Lai Wah Co, Bank of England Deputy Agent for Greater London, writes for westlondon.com following the publication of the latest Inflation report by the Bank of England.
The Bank of England has been providing significant monetary support to the UK economy for more than a decade.
But we’ve seen inflation rise above the Bank’s 2% target since the big fall in sterling following the Brexit vote, which pushed up both import costs and shop prices.
At the same time, the weaker pound has helped increase the competitiveness of some UK exports, when demand is being supported by strong growth in Europe, the United States and other countries.
This should encourage exporters to invest and recruit more staff.
We have seen some evidence of this happening, but the pick-up in investment has been weaker than otherwise based on past experience. Uncertainty surrounding Brexit has dampened investment plans for some companies.

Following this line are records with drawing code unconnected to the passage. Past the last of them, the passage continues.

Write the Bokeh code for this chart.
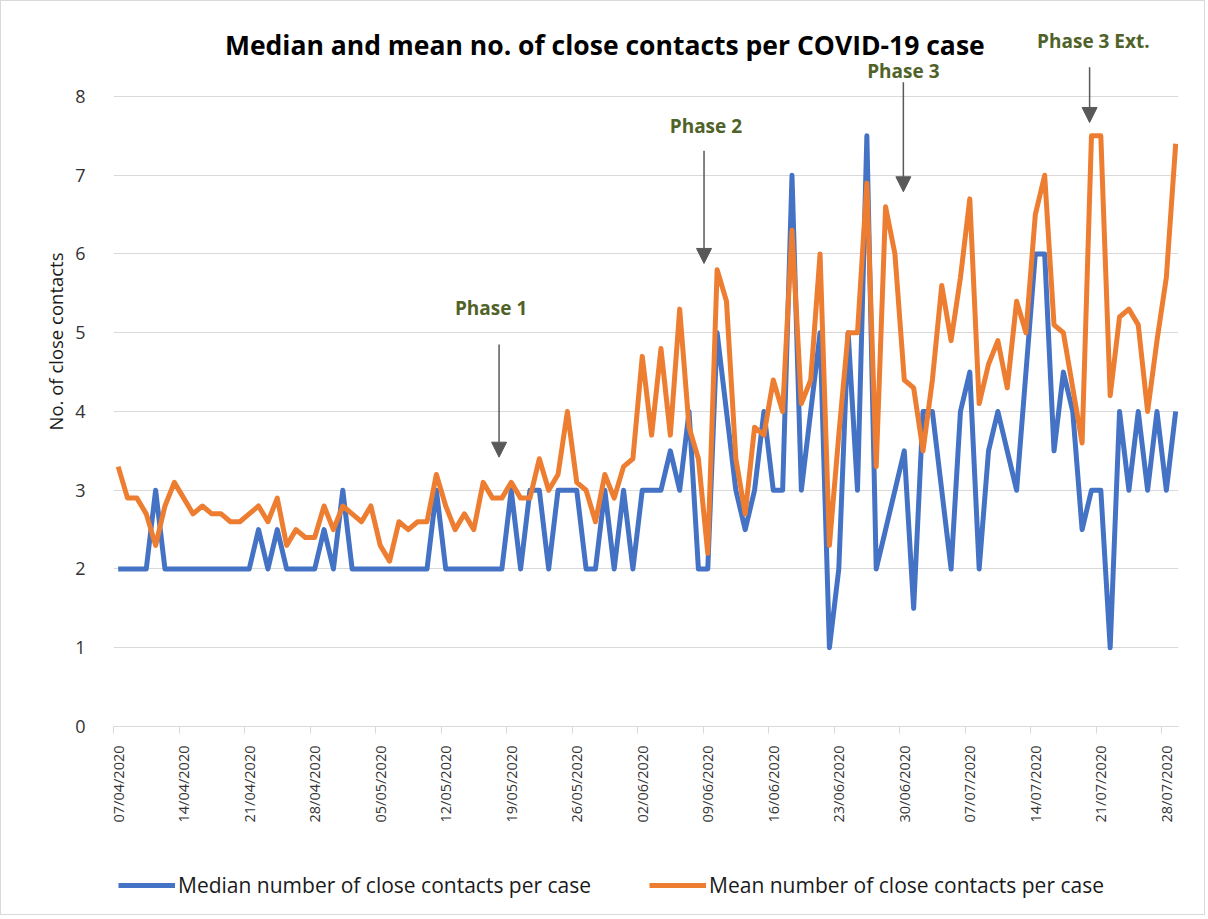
import math
import pandas as pd
from bokeh.plotting import figure
from bokeh.layouts import column
from bokeh.models import (Range1d, FixedTicker, DatetimeTickFormatter, Legend, LegendItem,
                          Label, Arrow, NormalHead, Title)
from bokeh.embed import file_html
from bokeh.resources import INLINE

# ---------------- data ----------------
start_date = "2020-04-07"
end_date = "2020-07-29"
median_contacts = [
    2, 2, 2, 2, 3, 2, 2, 2, 2, 2, 2, 2, 2, 2, 2, 2.5, 2, 2.5, 2, 2,
    2, 2, 2.5, 2, 3, 2, 2, 2, 2, 2, 2, 2, 2, 2, 3, 2, 2, 2, 2, 2,
    2, 2, 3, 2, 3, 3, 2, 3, 3, 3, 2, 2, 3, 2, 3, 2, 3, 3, 3, 3.5,
    3, 4, 2, 2, 5, 4, 3, 2.5, 3, 4, 3, 3, 7, 3, 4, 5, 1, 2, 5, 3,
    7.5, 2, 2.5, 3, 3.5, 1.5, 4, 4, 3, 2, 4, 4.5, 2, 3.5, 4, 3.5, 3, 4.5, 6, 6,
    3.5, 4.5, 4, 2.5, 3, 3, 1, 4, 3, 4, 3, 4, 3, 4,
]
mean_contacts = [
    3.3, 2.9, 2.9, 2.7, 2.3, 2.8, 3.1, 2.9, 2.7, 2.8, 2.7, 2.7, 2.6, 2.6, 2.7, 2.8, 2.6, 2.9, 2.3, 2.5,
    2.4, 2.4, 2.8, 2.5, 2.8, 2.7, 2.6, 2.8, 2.3, 2.1, 2.6, 2.5, 2.6, 2.6, 3.2, 2.8, 2.5, 2.7, 2.5, 3.1,
    2.9, 2.9, 3.1, 2.9, 2.9, 3.4, 3.0, 3.2, 4.0, 3.1, 3.0, 2.6, 3.2, 2.9, 3.3, 3.4, 4.7, 3.7, 4.8, 3.7,
    5.3, 3.8, 3.4, 2.2, 5.8, 5.4, 3.4, 2.7, 3.8, 3.7, 4.4, 4.0, 6.3, 4.1, 4.4, 6.0, 2.3, 3.7, 5.0, 5.0,
    6.9, 3.3, 6.6, 6.0, 4.4, 4.3, 3.5, 4.4, 5.6, 4.9, 5.7, 6.7, 4.1, 4.6, 4.9, 4.3, 5.4, 5.0, 6.5, 7.0,
    5.1, 5.0, 4.3, 3.6, 7.5, 7.5, 4.2, 5.2, 5.3, 5.1, 4.0, 4.9, 5.7, 7.4,
]
y_ticks = [0, 1, 2, 3, 4, 5, 6, 7, 8]
title_text = "Median and mean no. of close contacts per COVID-19 case"
y_title = "No. of close contacts"
series_names = ["Median number of close contacts per case", "Mean number of close contacts per case"]
phase_names = ["Phase 1", "Phase 2", "Phase 3", "Phase 3 Ext."]

dates = pd.date_range(start_date, end_date, freq="D")
DAY = 86400000.0
d0 = dates[0].value / 1e6  # ms


def xd(days):
    return d0 + days * DAY


BLUE = "#4472C4"
ORANGE = "#ED7D31"
GRID = "#D9D9D9"
TXT = "#333333"
OLIVE = "#4F6228"
ARROW = "#595959"
FONT = "Open Sans"

W = 1203
x_rng = (xd(-0.5), xd(113.3))
p = figure(width=W, height=840, output_backend="svg", toolbar_location=None,
           x_axis_type="datetime",
           x_range=Range1d(*x_rng), y_range=Range1d(0, 8.965),
           min_border_left=112, min_border_right=26, min_border_top=19, min_border_bottom=115)
p.outline_line_color = None

r_med = p.line(dates, median_contacts, line_color=BLUE, line_width=5, line_join="round")
r_mean = p.line(dates, mean_contacts, line_color=ORANGE, line_width=5, line_join="round")

# axes
week_ticks = [xd(i) for i in range(0, 114, 7)]
xa = p.xaxis[0]
xa.ticker = FixedTicker(ticks=week_ticks, minor_ticks=[t - DAY / 2 for t in week_ticks])
fmt = "%d/%m/%Y"
xa.formatter = DatetimeTickFormatter(days=fmt, months=fmt, years=fmt, hours=fmt, minutes=fmt,
                                     seconds=fmt, milliseconds=fmt, microseconds=fmt)
xa.major_label_orientation = math.pi / 2
xa.major_label_text_font = FONT
xa.major_label_text_font_size = "14.5px"
xa.major_label_text_color = TXT
xa.major_label_standoff = 12
xa.major_tick_out = 0
xa.major_tick_in = 0
xa.minor_tick_out = 7
xa.minor_tick_in = 0
xa.minor_tick_line_color = GRID
xa.axis_line_color = GRID

ya = p.yaxis[0]
ya.ticker = FixedTicker(ticks=y_ticks, minor_ticks=[])
ya.axis_line_color = None
ya.major_tick_line_color = None
ya.minor_tick_line_color = None
ya.major_label_text_font = FONT
ya.major_label_text_font_size = "18px"
ya.major_label_text_color = TXT
ya.major_label_standoff = 22

p.xgrid.grid_line_color = None
p.ygrid.grid_line_color = GRID
p.ygrid.grid_line_width = 1

# y-axis title (side panel title, shifted along the axis like the original)
p.add_layout(Title(text=y_title, align="left", offset=296, standoff=10, text_font=FONT,
                   text_font_size="18.5px", text_font_style="normal", text_color="#1a1a1a"),
             "left")

# chart title
p.add_layout(Label(x=xd(52.0), y=8.65, text=title_text, text_font=FONT, text_font_style="bold",
                   text_font_size="26.5px", text_color="#000000", text_align="center",
                   text_baseline="middle"))

# phase annotations: (arrow x in days, text x, text y, arrow top, arrow tip)
phase_pos = [(40.7, 39.85, 5.31, 4.85, 3.42),
             (62.6, 62.8, 7.62, 7.31, 5.88),
             (83.9, 83.9, 8.33, 8.18, 6.79),
             (103.8, 104.2, 8.71, 8.37, 7.67)]
for name, (ax_, tx, ty, y0, y1) in zip(phase_names, phase_pos):
    p.add_layout(Label(x=xd(tx), y=ty, text=name, text_font=FONT, text_font_style="bold",
                       text_font_size="19px", text_color=OLIVE, text_align="center",
                       text_baseline="middle"))
    p.add_layout(Arrow(end=NormalHead(size=15, fill_color=ARROW, line_color=ARROW),
                       x_start=xd(ax_), y_start=y0, x_end=xd(ax_), y_end=y1,
                       line_color=ARROW, line_width=1.5))

# legend strip below the chart (its own series copies lie outside its y range, only the
# legend samples show)
pl = figure(width=W, height=73, output_backend="svg", toolbar_location=None,
            x_axis_location=None, y_axis_location=None,
            x_range=Range1d(*x_rng), y_range=Range1d(-20, -19),
            min_border_left=0, min_border_right=0, min_border_top=0, min_border_bottom=0)
pl.outline_line_color = None
pl.grid.visible = False
l_med = pl.line(dates, median_contacts, line_color=BLUE, line_width=5)
l_mean = pl.line(dates, mean_contacts, line_color=ORANGE, line_width=5)
legend = Legend(items=[LegendItem(label=series_names[0], renderers=[l_med]),
                       LegendItem(label=series_names[1], renderers=[l_mean])],
                orientation="horizontal", location=(5, 15), margin=0, padding=4,
                glyph_width=57, glyph_height=24, label_standoff=3, spacing=58,
                label_text_font=FONT, label_text_font_size="21px", label_text_color="#1a1a1a",
                border_line_color=None, background_fill_alpha=0)
pl.add_layout(legend, "center")

layout = column(p, pl, spacing=0, styles={"border": "1px solid #D9D9D9"})

open("out.html", "w").write(file_html(layout, INLINE))
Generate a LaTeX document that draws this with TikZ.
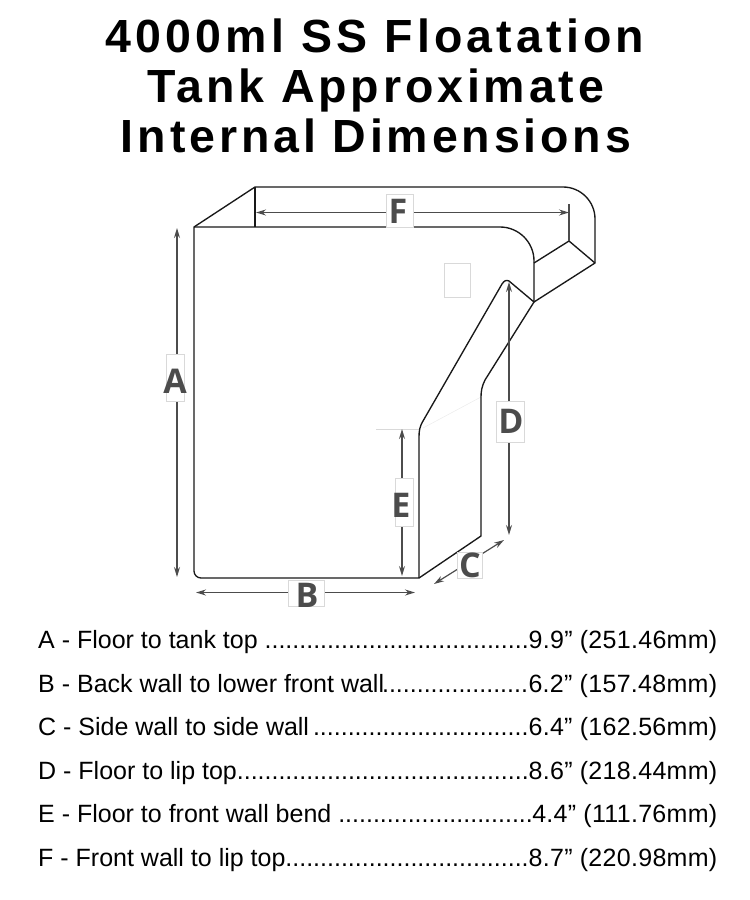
\documentclass[tikz,border=0pt]{standalone}
\usepackage{fontspec}
\setmainfont{Liberation Sans}
\newfontfamily\titlefont[LetterSpace=9]{Liberation Sans Bold}
\newfontfamily\titlefontb[LetterSpace=8.3]{Liberation Sans Bold}
\newfontfamily\valuefont[LetterSpace=1.2]{Liberation Sans}
\newfontfamily\dimfont{Open Sans}
\usetikzlibrary{arrows.meta}
\definecolor{dimgray}{gray}{0.3}
\definecolor{boxgray}{gray}{0.85}
\definecolor{wall}{gray}{0.1}
\newcommand{\legendrow}[2]{\makebox[490pt][l]{#1}\makebox[189pt][r]{\valuefont #2}}
\tikzset{
  x=1pt,y=-1pt,
  wallline/.style={draw=wall,line width=1.35pt,line join=round},
  dimline/.style={draw=dimgray,line width=1.2pt,{Stealth[length=10pt,width=6pt]}-{Stealth[length=10pt,width=6pt]}},
  dimbox/.style={draw=boxgray,line width=0.7pt,fill=white,inner sep=0pt,anchor=center},
  dimletter/.style={text=dimgray,inner sep=0pt,anchor=center,font=\dimfont\bfseries\fontsize{34}{34}\selectfont},
  titleline/.style={anchor=base,inner sep=0pt,font=\titlefont\fontsize{46.5}{46.5}\selectfont},
  titlelineb/.style={anchor=base,inner sep=0pt,font=\titlefontb\fontsize{46.5}{46.5}\selectfont},
  rowline/.style={anchor=base west,inner sep=0pt,font=\fontsize{25}{25}\selectfont},
  faint/.style={draw=boxgray,line width=0.7pt}
}
\begin{document}
\begin{tikzpicture}
\useasboundingbox (0,0) rectangle (750,900);
\node[titleline] (t1) at (375,52) {4000ml SS Floatation};
\node[titlelineb] (t2) at (376,102) {Tank Approximate};
\node[titlelineb] (t3) at (376,152) {Internal Dimensions};

% faint marks
\draw[faint] (444,263) rectangle (470,297);
\draw[faint] (376,429) -- (419,429);
\draw[draw=black!8,line width=0.5pt] (423,428) -- (481,397);

% tank
\draw[wallline] (419,578) -- (201,578) arc[start angle=90,end angle=180,radius=7] -- (194,227) -- (500,227)
  arc[start angle=-90,end angle=0,radius=34] -- (534,302) -- (509,281)
  .. controls (506,279.5) and (504,281) .. (502,284) -- (423,421)
  .. controls (420,426) and (419,430) .. (419,437) -- cycle;
\draw[wallline] (194,227) -- (255,187) -- (563,187) arc[start angle=-90,end angle=0,radius=32] -- (595,263) -- (534,302);
\draw[wallline] (255,187) -- (255,227);
\draw[wallline] (534,263) -- (569,241) -- (595,263);
\draw[draw=dimgray,line width=1.3pt] (569,241) -- (569,204);
\draw[wallline] (419,578) -- (481,536) -- (481,397) .. controls (481,391) and (482,386) .. (485,380) -- (534,302);

% dimensions
\coordinate (a1) at (177,228); \coordinate (a2) at (177,577);
\coordinate (b1) at (196,592.5); \coordinate (b2) at (415,592.5);
\coordinate (c1) at (434,584); \coordinate (c2) at (504,540);
\coordinate (d1) at (509,282); \coordinate (d2) at (509,535);
\coordinate (e1) at (402,429); \coordinate (e2) at (402,576);
\coordinate (f1) at (256,212.5); \coordinate (f2) at (569,212.5);
\draw[dimline] (a1) -- (a2);
\draw[dimline] (b1) -- (b2);
\draw[dimline] (c1) -- (c2);
\draw[dimline] (d1) -- (d2);
\draw[dimline] (e1) -- (e2);
\draw[dimline] (f1) -- (f2);
\node[dimbox,minimum width=18pt,minimum height=47pt] (A) at (175,378) {};
\node[dimletter] (Al) at (175,381) {A};
\node[dimbox,minimum width=36pt,minimum height=26pt] (B) at (306,593) {};
\node[dimletter] (Bl) at (307,595) {B};
\node[dimbox,minimum width=25pt,minimum height=26pt] (C) at (469.5,565) {};
\node[dimletter] (Cl) at (470,565) {C};
\node[dimbox,minimum width=28pt,minimum height=41pt] (D) at (510,421.5) {};
\node[dimletter] (Dl) at (511,421) {D};
\node[dimbox,minimum width=18pt,minimum height=48pt] (E) at (404,502) {};
\node[dimletter] (El) at (401,505) {E};
\node[dimbox,minimum width=27pt,minimum height=33pt] (F) at (399.5,210.5) {};
\node[dimletter] (Fl) at (398,211) {F};

% legend
\node[rowline] (ra) at (38,648) {\legendrow{A - Floor to tank top ......................................}{9.9” (251.46mm)}};
\node[rowline] (rb) at (38,692) {\legendrow{B - Back wall to lower front wall\kern-2pt .....................}{6.2” (157.48mm)}};
\node[rowline] (rc) at (38,735) {\legendrow{C - Side wall to side wall\kern4pt ...............................}{6.4” (162.56mm)}};
\node[rowline] (rd) at (38,779) {\legendrow{D - Floor to lip top..........................................}{8.6” (218.44mm)}};
\node[rowline] (re) at (38,822) {\legendrow{E - Floor to front wall bend ............................}{4.4” (111.76mm)}};
\node[rowline] (rf) at (38,866) {\legendrow{F - Front wall to lip top...................................}{8.7” (220.98mm)}};
\end{tikzpicture}
\end{document}
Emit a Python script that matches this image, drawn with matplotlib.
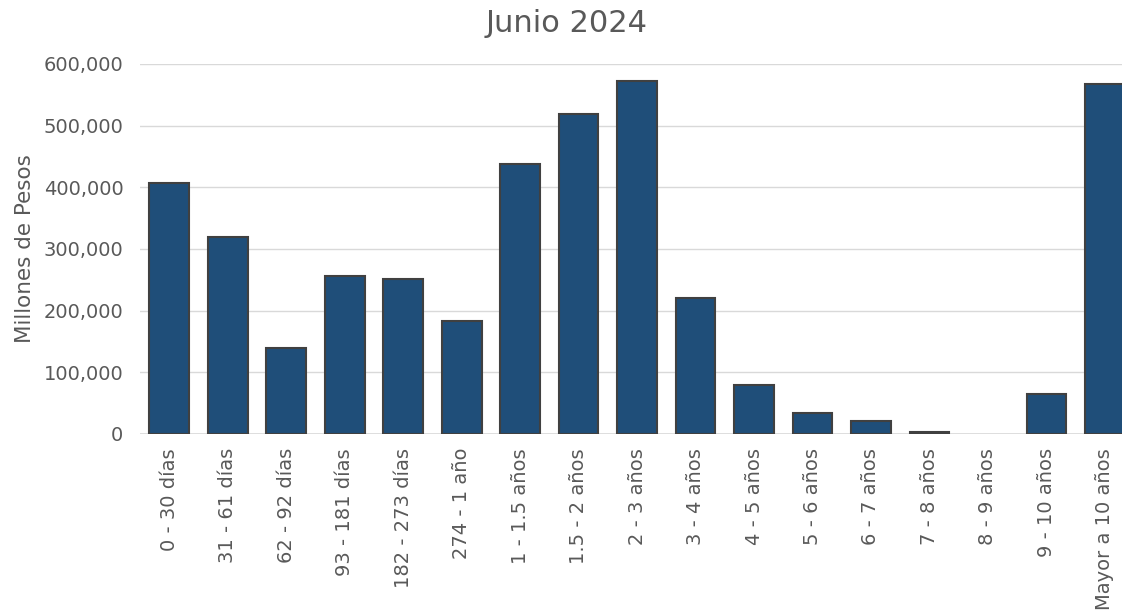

Over the past year, prices have been rising faster than wages, squeezing the spending power of households. The good news is that we think that squeeze is likely to start easing.
The unemployment rate is now at its lowest level since 1975. And there are a lot of job vacancies. Our London business contacts tell us that it is difficult to recruit and retain workers, which is leading some to offer higher wages.
And that can also lead to inflation, as businesses look to recoup their increased costs through higher prices.
Given these inflationary pressures, the Bank thinks carefully about whether the level of support we’re providing to the economy is appropriate.
If we set interest rates too low, the economy will grow too fast, keeping inflation above our 2% target.
But if we set interest rates too high or raise them too rapidly then growth will be too slow, and inflation could fall below target.
Put another way, we try to keep the economy growing at its ‘speed limit’.
We think the current annual growth speed limit of the UK economy is around 1.5% but our latest forecast suggests we are on track to grow a bit faster than that.
So we think the economy needs a little less support from us.
Last November we raised the official interest rate, known as Bank Rate, from 0.25% to 0.5%.
Although the Bank’s Monetary Policy Committee voted to keep rates at 0.5% this month, they also indicated that, if the economy performs as expected, rate rises would be necessary to prevent the economy from overheating.
But they also stressed that any further rises are likely to be at a gradual pace and to a limited extent. So interest rates are likely to remain substantially lower than a decade ago.
This isn’t a case of putting the brakes on; we’re just easing the foot off the accelerator a little.
And we’re doing that because, ten years on from the financial crisis, the economy is finally returning to normal. That’s got to be welcome news for households and businesses.